Each line that holds the word "this" counts once; give the total number of such lines and nothing else.
▬▬▬▬▬▬
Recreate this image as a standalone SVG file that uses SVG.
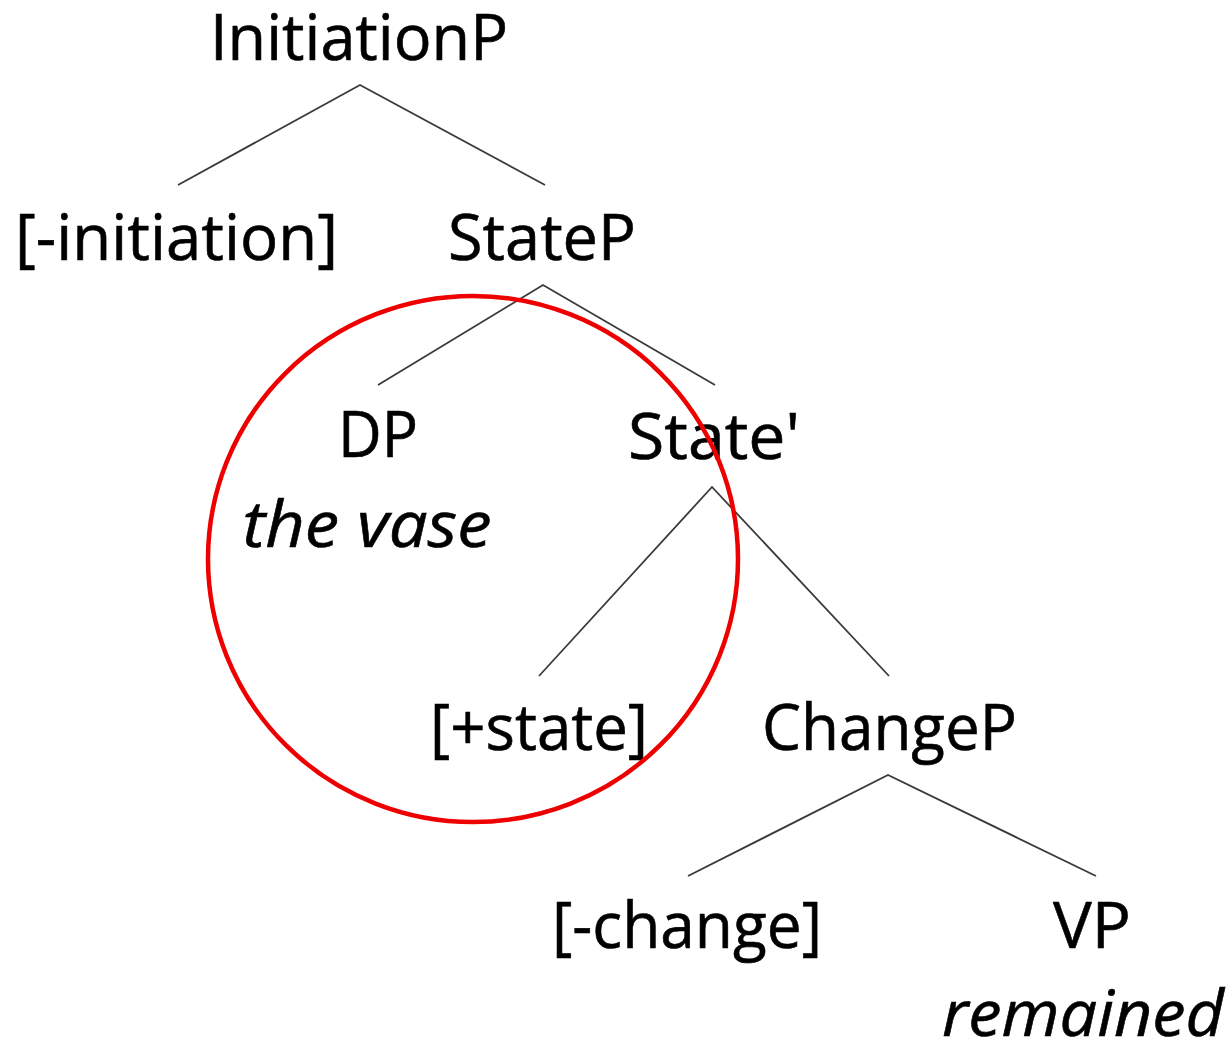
<svg xmlns="http://www.w3.org/2000/svg" width="1232" height="1044" viewBox="0 0 1232 1044">
<style>
text{font-family:"Open Sans","Noto Sans","Liberation Sans",sans-serif;font-size:64px;fill:#000;stroke:#000;stroke-width:0.6;text-anchor:middle}
.it{font-style:italic}
.edge{stroke:#3a3a3a;stroke-width:1.8;fill:none}
</style>
<rect width="1232" height="1044" fill="#fff"/>
<g id="connectors">
<polyline class="edge" points="178,185 360,85 545,185"/>
<polyline class="edge" points="378,385 543,285 715,385"/>
<polyline class="edge" points="539,676 712,487 889,676"/>
<polyline class="edge" points="688,876 888,775 1096,876"/>
</g>
<g id="InitiationP"><text x="359" y="60" textLength="298" lengthAdjust="spacingAndGlyphs">InitiationP</text></g>
<g id="initiation"><text x="176.5" y="260" textLength="323" lengthAdjust="spacingAndGlyphs">[-initiation]</text></g>
<g id="StateP"><text x="542" y="260" textLength="188" lengthAdjust="spacingAndGlyphs">StateP</text></g>
<g id="DP"><text x="378" y="457" textLength="80" lengthAdjust="spacingAndGlyphs">DP</text><text class="it" x="367" y="547" textLength="249" lengthAdjust="spacingAndGlyphs">the vase</text></g>
<g id="StateBar"><text x="714" y="459" textLength="172" lengthAdjust="spacingAndGlyphs">State'</text></g>
<g id="state"><text x="539" y="750" textLength="218" lengthAdjust="spacingAndGlyphs">[+state]</text></g>
<g id="ChangeP"><text x="889.5" y="750" textLength="255" lengthAdjust="spacingAndGlyphs">ChangeP</text></g>
<g id="change"><text x="687" y="948" textLength="270" lengthAdjust="spacingAndGlyphs">[-change]</text></g>
<g id="VP"><text x="1092" y="948" textLength="78" lengthAdjust="spacingAndGlyphs">VP</text><text class="it" x="1083" y="1036" textLength="282" lengthAdjust="spacingAndGlyphs">remained</text></g>
<g id="highlight"><ellipse cx="473" cy="559" rx="265" ry="263" fill="none" stroke="#ee0000" stroke-width="4.5"/></g>
</svg>
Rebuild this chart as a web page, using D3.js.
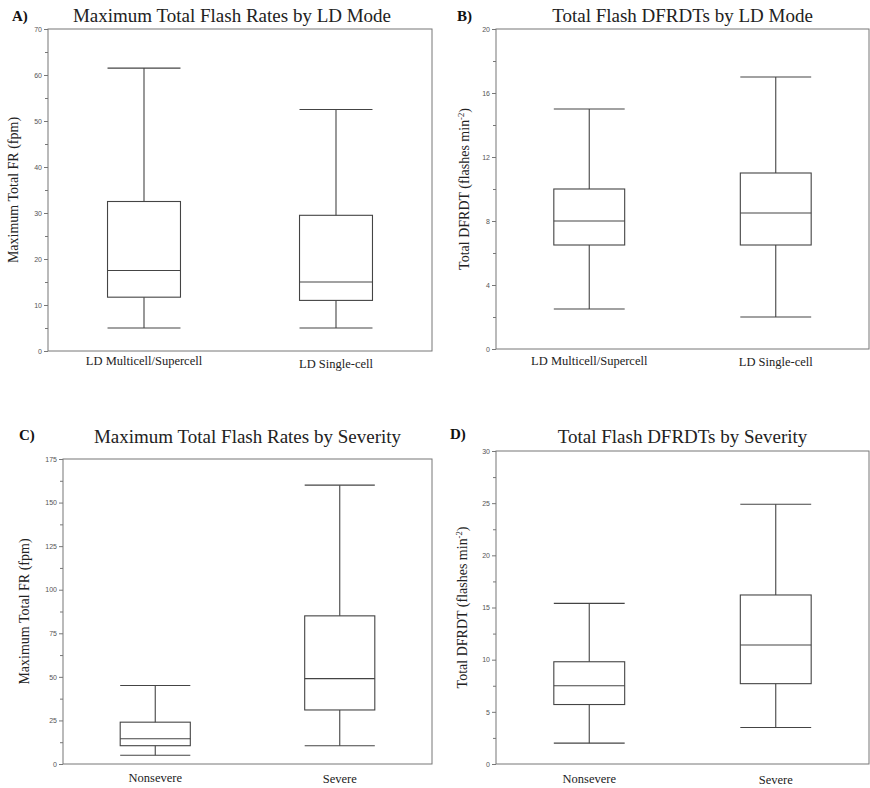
<!DOCTYPE html>
<html>
<head>
<meta charset="utf-8">
<script src="https://cdn.jsdelivr.net/npm/d3@7"></script>
<style>
  body { margin: 0; background: #fff; }
  svg { display: block; }
  .tick text { font-family: "Liberation Sans", Arial, sans-serif; font-size: 7px; fill: #555; }
  .tick line { stroke: #777; }
  .domain { stroke: #777; }
</style>
</head>
<body>
<div id="chart"></div>
<script>
// categories for each pair of panels
const ldModes = ['LD Multicell/Supercell', 'LD Single-cell'];
const severity = ['Nonsevere', 'Severe'];

// box stats: [min, q1, median, q3, max]
const frLdMode = [[5, 11.7, 17.5, 32.5, 61.5], [5, 11, 15, 29.5, 52.5]];
const dfrdtLdMode = [[2.5, 6.5, 8, 10, 15], [2, 6.5, 8.5, 11, 17]];
const frSeverity = [[5, 10.5, 14.5, 24, 45], [10.5, 31, 49, 85, 160]];
const dfrdtSeverity = [[2, 5.7, 7.5, 9.8, 15.4], [3.5, 7.7, 11.4, 16.2, 24.9]];

// y axis ticks
const frLdTicks = [0, 10, 20, 30, 40, 50, 60, 70];
const dfrdtLdTicks = [0, 4, 8, 12, 16, 20];
const frSevTicks = [0, 25, 50, 75, 100, 125, 150, 175];
const dfrdtSevTicks = [0, 5, 10, 15, 20, 25, 30];

const titles = [
  'Maximum Total Flash Rates by LD Mode',
  'Total Flash DFRDTs by LD Mode',
  'Maximum Total Flash Rates by Severity',
  'Total Flash DFRDTs by Severity'
];
const panelLetters = ['A)', 'B)', 'C)', 'D)'];
const frLabel = 'Maximum Total FR (fpm)';

const width = 870, height = 788;
const svg = d3.select('#chart').append('svg')
  .attr('width', width)
  .attr('height', height);

const serif = '"Liberation Serif", "DejaVu Serif", serif';

// layout of each panel (plot frame in px)
const panels = [
  { cats: ldModes, stats: frLdMode, ticks: frLdTicks, frame: [48, 29, 432, 351],
    letter: [12, 21], titleY: 22, ylabX: 18, catY: [365, 368], dfrdt: false },
  { cats: ldModes, stats: dfrdtLdMode, ticks: dfrdtLdTicks, frame: [496, 29, 869, 349],
    letter: [457, 21], titleY: 22, ylabX: 469, catY: [365, 366], dfrdt: true },
  { cats: severity, stats: frSeverity, ticks: frSevTicks, frame: [63, 459, 432, 764],
    letter: [19, 440], titleY: 443, ylabX: 29, catY: [782, 783], dfrdt: false },
  { cats: severity, stats: dfrdtSeverity, ticks: dfrdtSevTicks, frame: [496, 451, 869, 764],
    letter: [450, 439], titleY: 443, ylabX: 467, catY: [783, 784], dfrdt: true }
];

panels.forEach((p, i) => {
  const [x0, y0, x1, y1] = p.frame;
  const g = svg.append('g');

  const x = d3.scaleBand().domain(p.cats).range([x0, x1]).padding(0);
  const y = d3.scaleLinear().domain([0, d3.max(p.ticks)]).range([y1, y0]);
  const step = p.ticks[1] - p.ticks[0];
  const minor = p.ticks.slice(0, -1).map(t => t + step / 2);

  // frame
  g.append('rect')
    .attr('x', x0).attr('y', y0)
    .attr('width', x1 - x0).attr('height', y1 - y0)
    .attr('fill', 'none').attr('stroke', '#777').attr('stroke-width', 1);

  // minor ticks
  g.append('g')
    .attr('transform', `translate(${x0},0)`)
    .call(d3.axisLeft(y).tickValues(minor).tickSize(3).tickFormat(''))
    .call(a => a.select('.domain').remove());

  // major ticks
  g.append('g')
    .attr('transform', `translate(${x0},0)`)
    .call(d3.axisLeft(y).tickValues(p.ticks).tickSize(4).tickPadding(2))
    .call(a => a.select('.domain').remove());

  // boxes
  const bw = x.bandwidth() * 0.38;
  p.stats.forEach((s, j) => {
    const cx = x(p.cats[j]) + x.bandwidth() / 2;
    const [mn, q1, md, q3, mx] = s;
    const bg = g.append('g').attr('stroke', '#444').attr('stroke-width', 1.1).attr('fill', 'none');
    bg.append('line').attr('x1', cx).attr('x2', cx).attr('y1', y(mn)).attr('y2', y(q1));
    bg.append('line').attr('x1', cx).attr('x2', cx).attr('y1', y(q3)).attr('y2', y(mx));
    [mn, mx, md].forEach(v => {
      bg.append('line').attr('x1', cx - bw / 2).attr('x2', cx + bw / 2).attr('y1', y(v)).attr('y2', y(v));
    });
    bg.append('rect').attr('x', cx - bw / 2).attr('y', y(q3))
      .attr('width', bw).attr('height', y(q1) - y(q3));

    g.append('text')
      .attr('x', cx).attr('y', p.catY[j])
      .attr('text-anchor', 'middle')
      .attr('font-family', serif).attr('font-size', 12.5).attr('fill', '#222')
      .text(p.cats[j]);
  });

  // title and letter
  g.append('text')
    .attr('x', (x0 + x1) / 2 - (i === 0 ? 8 : 0)).attr('y', p.titleY)
    .attr('text-anchor', 'middle')
    .attr('font-family', serif).attr('font-size', 19).attr('fill', '#222')
    .text(titles[i]);
  g.append('text')
    .attr('x', p.letter[0]).attr('y', p.letter[1])
    .attr('font-family', serif).attr('font-weight', 'bold').attr('font-size', 15).attr('fill', '#111')
    .text(panelLetters[i]);

  // y label
  const yl = g.append('text')
    .attr('transform', `translate(${p.ylabX},${(y0 + y1) / 2}) rotate(-90)`)
    .attr('text-anchor', 'middle')
    .attr('font-family', serif).attr('font-size', 14).attr('fill', '#222');
  if (p.dfrdt) {
    yl.append('tspan').text('Total DFRDT (flashes min');
    yl.append('tspan').attr('dy', -5).attr('font-size', 8.5).text('-2');
    yl.append('tspan').attr('dy', 5).text(')');
  } else {
    yl.text(frLabel);
  }
});
</script>
</body>
</html>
▬▬▬▬▬▬
== Solution ==
2